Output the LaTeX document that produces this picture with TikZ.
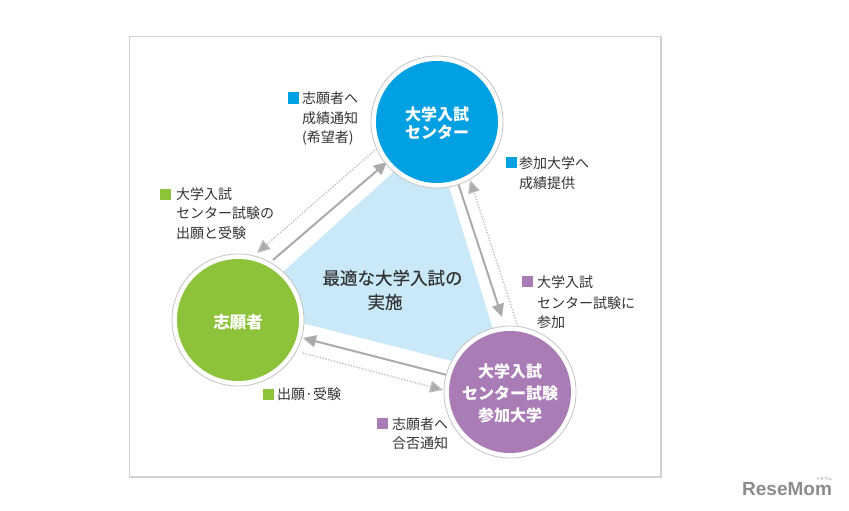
\documentclass[tikz,border=0pt]{standalone}
\usepackage{fontspec}
\setmainfont{Noto Sans CJK JP}
\newfontfamily\midfont{Noto Sans CJK JP}[FakeBold=0.3]
\newfontfamily\logofont{Liberation Sans}
\usetikzlibrary{arrows.meta}
\definecolor{cblue}{HTML}{00A0E3}
\definecolor{cgreen}{HTML}{8DC33B}
\definecolor{cpurple}{HTML}{A97CB6}
\definecolor{tri}{HTML}{C9E8F8}
\definecolor{arr}{HTML}{ABABAB}
\definecolor{arrdot}{HTML}{BDBDBD}
\definecolor{ring}{HTML}{C4C4C4}
\definecolor{framec}{HTML}{D2D2D2}
\definecolor{txt}{HTML}{333333}
\definecolor{logoc}{HTML}{8C8C8C}
\tikzset{
  solidarr/.style={draw=arr, line width=2pt, -{Triangle[length=13pt,width=12pt]}},
  dotarr/.style={draw=arrdot, line width=1.3pt, dash pattern=on 1.3pt off 1.6pt, -{Triangle[length=13pt,width=12pt,fill=arr]}},
  lbl/.style={font=\fontsize{14pt}{19.5pt}\selectfont, text=txt, inner sep=0pt, anchor=base west},
  sq/.style={minimum size=11pt, inner sep=0pt},
  outerc/.style={circle, minimum size=132pt, inner sep=0pt, fill=white, draw=ring, line width=0.8pt},
  innerc/.style={circle, minimum size=122pt, inner sep=0pt},
  ctext/.style={text=white, font=\bfseries\fontsize{16pt}{19pt}\selectfont, inner sep=0pt, anchor=base},
  midtext/.style={text=txt, font=\midfont\fontsize{17.5pt}{24pt}\selectfont, inner sep=0pt, anchor=base}
}
\begin{document}
\begin{tikzpicture}[x=1pt,y=-1pt]
\useasboundingbox (0,0) rectangle (849,511);
\fill[white] (0,0) rectangle (849,511);
% frame
\draw[framec, line width=1.2pt] (129.5,36.5) rectangle (661,477);
% central triangle
\fill[tri] (243,308) -- (433.5,136) -- (507,375) -- cycle;
% arrow end points
\coordinate (a1s) at (273,260); \coordinate (a1e) at (387,162);
\coordinate (a2s) at (375,150); \coordinate (a2e) at (257,253);
\coordinate (a3s) at (458,183); \coordinate (a3e) at (502,317);
\coordinate (a4s) at (518,327); \coordinate (a4e) at (470,180);
\coordinate (a5s) at (447,375); \coordinate (a5e) at (303,338);
\coordinate (a6s) at (303,353); \coordinate (a6e) at (443,390);
\draw[solidarr] (a1s) -- (a1e);
\draw[dotarr] (a2s) -- (a2e);
\draw[solidarr] (a3s) -- (a3e);
\draw[dotarr] (a4s) -- (a4e);
\draw[solidarr] (a5s) -- (a5e);
\draw[dotarr] (a6s) -- (a6e);
% circles
\node[outerc] (blueO) at (437,122) {};
\node[innerc, fill=cblue] (blue) at (437,122) {};
\node[outerc] (greenO) at (238,320) {};
\node[innerc, fill=cgreen] (green) at (238,320) {};
\node[outerc] (purpleO) at (510,392) {};
\node[innerc, fill=cpurple] (purple) at (510,392) {};
% circle texts
\node[ctext] (b1) at (437,120) {大学入試};
\node[ctext] (b2) at (437,139) {センター};
\node[ctext, font=\bfseries\fontsize{16.5pt}{19pt}\selectfont] (g1) at (238,328.3) {志願者};
\node[ctext] (p1) at (510,377) {大学入試};
\node[ctext] (p2) at (510,399) {センター試験};
\node[ctext] (p3) at (510,421) {参加大学};
% central text
\node[midtext] (m1) at (392.5,284.6) {最適な大学入試の};
\node[midtext] (m2) at (385,308.6) {実施};
% labels
\node[sq, fill=cblue] (sq1) at (293,98) {};
\node[lbl] (l1a) at (302,103.3) {志願者へ};
\node[lbl] (l1b) at (302,123) {成績通知};
\node[lbl] (l1c) at (302,142.5) {(希望者)};
\node[sq, fill=cblue] (sq2) at (511,162.5) {};
\node[lbl] (l2a) at (519,168.3) {参加大学へ};
\node[lbl] (l2b) at (519,188.3) {成績提供};
\node[sq, fill=cgreen] (sq3) at (165,194) {};
\node[lbl] (l3a) at (176,199.3) {大学入試};
\node[lbl] (l3b) at (176,218.3) {センター試験の};
\node[lbl] (l3c) at (176,238.3) {出願と受験};
\node[sq, fill=cgreen] (sq4) at (268,394) {};
\node[lbl] (l4a) at (277,399.3) {出願·受験};
\node[sq, fill=cpurple] (sq5) at (382,423) {};
\node[lbl] (l5a) at (392,429.3) {志願者へ};
\node[lbl] (l5b) at (392,448.3) {合否通知};
\node[sq, fill=cpurple] (sq6) at (527.5,281) {};
\node[lbl] (l6a) at (537,287.3) {大学入試};
\node[lbl] (l6b) at (537,308.3) {センター試験に};
\node[lbl] (l6c) at (537,327.3) {参加};
% logo
\node[anchor=base west, inner sep=0pt, text=logoc, font=\logofont\bfseries\fontsize{19pt}{19pt}\selectfont] (logo) at (742,495.8) {ReseMom};
\node[inner sep=0pt, text=logoc, font=\fontsize{4pt}{4pt}\selectfont] (logok) at (824,479) {リセマム};
\end{tikzpicture}
\end{document}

★ ★ ★

Objective
Quote the material in full and exactly; do not carry over its pictures.

The reply
Output the LaTeX document that produces this picture with TikZ.
\documentclass[tikz,border=0pt]{standalone}
\usepackage{fontspec}
\setmainfont{Noto Sans CJK JP}
\newfontfamily\midfont{Noto Sans CJK JP}[FakeBold=0.3]
\newfontfamily\logofont{Liberation Sans}
\usetikzlibrary{arrows.meta}
\definecolor{cblue}{HTML}{00A0E3}
\definecolor{cgreen}{HTML}{8DC33B}
\definecolor{cpurple}{HTML}{A97CB6}
\definecolor{tri}{HTML}{C9E8F8}
\definecolor{arr}{HTML}{ABABAB}
\definecolor{arrdot}{HTML}{BDBDBD}
\definecolor{ring}{HTML}{C4C4C4}
\definecolor{framec}{HTML}{D2D2D2}
\definecolor{txt}{HTML}{333333}
\definecolor{logoc}{HTML}{8C8C8C}
\tikzset{
  solidarr/.style={draw=arr, line width=2pt, -{Triangle[length=13pt,width=12pt]}},
  dotarr/.style={draw=arrdot, line width=1.3pt, dash pattern=on 1.3pt off 1.6pt, -{Triangle[length=13pt,width=12pt,fill=arr]}},
  lbl/.style={font=\fontsize{14pt}{19.5pt}\selectfont, text=txt, inner sep=0pt, anchor=base west},
  sq/.style={minimum size=11pt, inner sep=0pt},
  outerc/.style={circle, minimum size=132pt, inner sep=0pt, fill=white, draw=ring, line width=0.8pt},
  innerc/.style={circle, minimum size=122pt, inner sep=0pt},
  ctext/.style={text=white, font=\bfseries\fontsize{16pt}{19pt}\selectfont, inner sep=0pt, anchor=base},
  midtext/.style={text=txt, font=\midfont\fontsize{17.5pt}{24pt}\selectfont, inner sep=0pt, anchor=base}
}
\begin{document}
\begin{tikzpicture}[x=1pt,y=-1pt]
\useasboundingbox (0,0) rectangle (849,511);
\fill[white] (0,0) rectangle (849,511);
% frame
\draw[framec, line width=1.2pt] (129.5,36.5) rectangle (661,477);
% central triangle
\fill[tri] (243,308) -- (433.5,136) -- (507,375) -- cycle;
% arrow end points
\coordinate (a1s) at (273,260); \coordinate (a1e) at (387,162);
\coordinate (a2s) at (375,150); \coordinate (a2e) at (257,253);
\coordinate (a3s) at (458,183); \coordinate (a3e) at (502,317);
\coordinate (a4s) at (518,327); \coordinate (a4e) at (470,180);
\coordinate (a5s) at (447,375); \coordinate (a5e) at (303,338);
\coordinate (a6s) at (303,353); \coordinate (a6e) at (443,390);
\draw[solidarr] (a1s) -- (a1e);
\draw[dotarr] (a2s) -- (a2e);
\draw[solidarr] (a3s) -- (a3e);
\draw[dotarr] (a4s) -- (a4e);
\draw[solidarr] (a5s) -- (a5e);
\draw[dotarr] (a6s) -- (a6e);
% circles
\node[outerc] (blueO) at (437,122) {};
\node[innerc, fill=cblue] (blue) at (437,122) {};
\node[outerc] (greenO) at (238,320) {};
\node[innerc, fill=cgreen] (green) at (238,320) {};
\node[outerc] (purpleO) at (510,392) {};
\node[innerc, fill=cpurple] (purple) at (510,392) {};
% circle texts
\node[ctext] (b1) at (437,120) {大学入試};
\node[ctext] (b2) at (437,139) {センター};
\node[ctext, font=\bfseries\fontsize{16.5pt}{19pt}\selectfont] (g1) at (238,328.3) {志願者};
\node[ctext] (p1) at (510,377) {大学入試};
\node[ctext] (p2) at (510,399) {センター試験};
\node[ctext] (p3) at (510,421) {参加大学};
% central text
\node[midtext] (m1) at (392.5,284.6) {最適な大学入試の};
\node[midtext] (m2) at (385,308.6) {実施};
% labels
\node[sq, fill=cblue] (sq1) at (293,98) {};
\node[lbl] (l1a) at (302,103.3) {志願者へ};
\node[lbl] (l1b) at (302,123) {成績通知};
\node[lbl] (l1c) at (302,142.5) {(希望者)};
\node[sq, fill=cblue] (sq2) at (511,162.5) {};
\node[lbl] (l2a) at (519,168.3) {参加大学へ};
\node[lbl] (l2b) at (519,188.3) {成績提供};
\node[sq, fill=cgreen] (sq3) at (165,194) {};
\node[lbl] (l3a) at (176,199.3) {大学入試};
\node[lbl] (l3b) at (176,218.3) {センター試験の};
\node[lbl] (l3c) at (176,238.3) {出願と受験};
\node[sq, fill=cgreen] (sq4) at (268,394) {};
\node[lbl] (l4a) at (277,399.3) {出願·受験};
\node[sq, fill=cpurple] (sq5) at (382,423) {};
\node[lbl] (l5a) at (392,429.3) {志願者へ};
\node[lbl] (l5b) at (392,448.3) {合否通知};
\node[sq, fill=cpurple] (sq6) at (527.5,281) {};
\node[lbl] (l6a) at (537,287.3) {大学入試};
\node[lbl] (l6b) at (537,308.3) {センター試験に};
\node[lbl] (l6c) at (537,327.3) {参加};
% logo
\node[anchor=base west, inner sep=0pt, text=logoc, font=\logofont\bfseries\fontsize{19pt}{19pt}\selectfont] (logo) at (742,495.8) {ReseMom};
\node[inner sep=0pt, text=logoc, font=\fontsize{4pt}{4pt}\selectfont] (logok) at (824,479) {リセマム};
\end{tikzpicture}
\end{document}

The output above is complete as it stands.